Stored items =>
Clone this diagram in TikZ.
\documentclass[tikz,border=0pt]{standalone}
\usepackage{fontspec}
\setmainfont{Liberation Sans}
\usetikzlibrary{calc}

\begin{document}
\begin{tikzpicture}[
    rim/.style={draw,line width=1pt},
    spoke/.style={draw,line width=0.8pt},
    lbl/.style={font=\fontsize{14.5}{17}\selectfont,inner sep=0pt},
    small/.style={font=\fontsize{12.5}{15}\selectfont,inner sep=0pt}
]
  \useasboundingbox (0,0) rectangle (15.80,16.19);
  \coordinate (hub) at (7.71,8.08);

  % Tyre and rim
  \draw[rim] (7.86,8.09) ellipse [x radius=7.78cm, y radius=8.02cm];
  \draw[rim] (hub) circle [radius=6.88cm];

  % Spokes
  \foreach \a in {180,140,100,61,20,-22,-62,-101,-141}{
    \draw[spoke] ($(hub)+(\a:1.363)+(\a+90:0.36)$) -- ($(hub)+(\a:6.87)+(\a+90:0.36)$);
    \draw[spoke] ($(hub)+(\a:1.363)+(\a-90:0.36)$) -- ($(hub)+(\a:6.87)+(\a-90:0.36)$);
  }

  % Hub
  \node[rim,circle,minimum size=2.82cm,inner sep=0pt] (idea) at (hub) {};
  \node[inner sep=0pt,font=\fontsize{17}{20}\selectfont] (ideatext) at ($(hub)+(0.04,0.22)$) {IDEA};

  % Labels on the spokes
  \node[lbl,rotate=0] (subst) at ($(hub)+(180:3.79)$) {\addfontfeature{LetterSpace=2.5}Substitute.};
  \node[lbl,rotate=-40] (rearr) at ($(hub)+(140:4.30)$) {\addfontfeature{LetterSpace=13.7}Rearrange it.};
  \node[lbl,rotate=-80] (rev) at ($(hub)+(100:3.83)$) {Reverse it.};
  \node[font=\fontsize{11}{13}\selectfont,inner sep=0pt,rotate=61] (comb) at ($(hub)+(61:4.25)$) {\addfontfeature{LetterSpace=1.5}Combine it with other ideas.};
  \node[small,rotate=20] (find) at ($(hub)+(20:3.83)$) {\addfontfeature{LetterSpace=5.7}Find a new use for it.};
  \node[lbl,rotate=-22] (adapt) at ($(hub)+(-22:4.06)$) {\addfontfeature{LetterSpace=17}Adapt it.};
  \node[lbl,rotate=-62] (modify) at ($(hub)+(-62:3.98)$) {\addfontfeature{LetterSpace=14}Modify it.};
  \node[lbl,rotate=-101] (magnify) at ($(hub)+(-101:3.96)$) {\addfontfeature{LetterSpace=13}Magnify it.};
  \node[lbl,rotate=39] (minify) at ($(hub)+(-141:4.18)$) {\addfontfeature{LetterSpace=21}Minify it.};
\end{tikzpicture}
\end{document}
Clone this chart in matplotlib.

WHAT THIS TASK INVOLVES =>
Reproduce the listing shown above in its entirety, exactly.

SOLUTION BELOW =>
Clone this diagram in TikZ.
\documentclass[tikz,border=0pt]{standalone}
\usepackage{fontspec}
\setmainfont{Liberation Sans}
\usetikzlibrary{calc}

\begin{document}
\begin{tikzpicture}[
    rim/.style={draw,line width=1pt},
    spoke/.style={draw,line width=0.8pt},
    lbl/.style={font=\fontsize{14.5}{17}\selectfont,inner sep=0pt},
    small/.style={font=\fontsize{12.5}{15}\selectfont,inner sep=0pt}
]
  \useasboundingbox (0,0) rectangle (15.80,16.19);
  \coordinate (hub) at (7.71,8.08);

  % Tyre and rim
  \draw[rim] (7.86,8.09) ellipse [x radius=7.78cm, y radius=8.02cm];
  \draw[rim] (hub) circle [radius=6.88cm];

  % Spokes
  \foreach \a in {180,140,100,61,20,-22,-62,-101,-141}{
    \draw[spoke] ($(hub)+(\a:1.363)+(\a+90:0.36)$) -- ($(hub)+(\a:6.87)+(\a+90:0.36)$);
    \draw[spoke] ($(hub)+(\a:1.363)+(\a-90:0.36)$) -- ($(hub)+(\a:6.87)+(\a-90:0.36)$);
  }

  % Hub
  \node[rim,circle,minimum size=2.82cm,inner sep=0pt] (idea) at (hub) {};
  \node[inner sep=0pt,font=\fontsize{17}{20}\selectfont] (ideatext) at ($(hub)+(0.04,0.22)$) {IDEA};

  % Labels on the spokes
  \node[lbl,rotate=0] (subst) at ($(hub)+(180:3.79)$) {\addfontfeature{LetterSpace=2.5}Substitute.};
  \node[lbl,rotate=-40] (rearr) at ($(hub)+(140:4.30)$) {\addfontfeature{LetterSpace=13.7}Rearrange it.};
  \node[lbl,rotate=-80] (rev) at ($(hub)+(100:3.83)$) {Reverse it.};
  \node[font=\fontsize{11}{13}\selectfont,inner sep=0pt,rotate=61] (comb) at ($(hub)+(61:4.25)$) {\addfontfeature{LetterSpace=1.5}Combine it with other ideas.};
  \node[small,rotate=20] (find) at ($(hub)+(20:3.83)$) {\addfontfeature{LetterSpace=5.7}Find a new use for it.};
  \node[lbl,rotate=-22] (adapt) at ($(hub)+(-22:4.06)$) {\addfontfeature{LetterSpace=17}Adapt it.};
  \node[lbl,rotate=-62] (modify) at ($(hub)+(-62:3.98)$) {\addfontfeature{LetterSpace=14}Modify it.};
  \node[lbl,rotate=-101] (magnify) at ($(hub)+(-101:3.96)$) {\addfontfeature{LetterSpace=13}Magnify it.};
  \node[lbl,rotate=39] (minify) at ($(hub)+(-141:4.18)$) {\addfontfeature{LetterSpace=21}Minify it.};
\end{tikzpicture}
\end{document}
Clone this chart in matplotlib.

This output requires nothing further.